- Sire: Principality
- Grandsire: Victory Prince (AUS)
- Dam: Shanghai Surprise
- Damsire: Imperial Prince (IRE)
- Sex: Gelding
- Foaled: 18 August 2001
- Country: Australia
- Colour: Chestnut
- Breeder: M. Ralston, L.J. Theodore
- Owner: P. Damjanovic, S.J. Damjanovic, S.J. Theodore, W.W. Burrell, S.B. Crawford
- Trainer: Stephen Theodore
- Record: 23: 3-2-4
- Earnings: $543,460

Major wins
- 2004 MRC Sandown Classic

= Count Ricardo =

Australian-bred Thoroughbred racehorse

Count Ricardo is an Australian Thoroughbred racehorse gelding who is best known as a bargain purchase from an auction sale. He was foaled on 18 August 2001 and bred by M Ralston, L J Theodore of Victoria. Count Ricardo was a chestnut colt by the unfashionable stallion Principality from Shanghai Surprise (dam of Surprise Pick) by the staying influence Imperial Prince (IRE).

His trainer and co-owner Stephen Theodore purchased him for just A$880 (including GST), who kept a half share and sold half.

Count Ricardo won his debut in a two-year-old race at Mornington, earning $7,150. During 2004, he won two more races including the Group Two Sandown Classic. Prior to the Group One Victoria Derby, Theodore decided to sell 15 per cent of his half-share for a reported $75,000 to part owners P. & S. Damjanovic, W. Burrell & S Crawford.
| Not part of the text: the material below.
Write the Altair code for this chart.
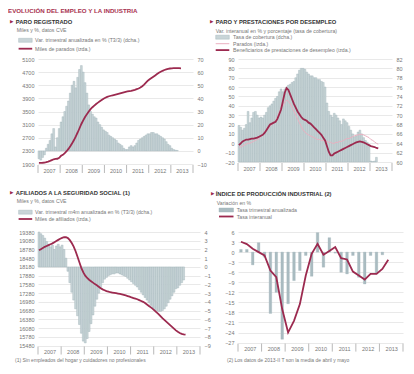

Count Ricardo ran third in the Victoria Derby, 1.4 lengths behind the winner, Plastered.

He raced without any further successes in 2005, 2006 and 2008.

During his racing career, he started 23 times for three wins, two seconds and four thirds with prizemoney of A$543,460 - 600 times his original sale price.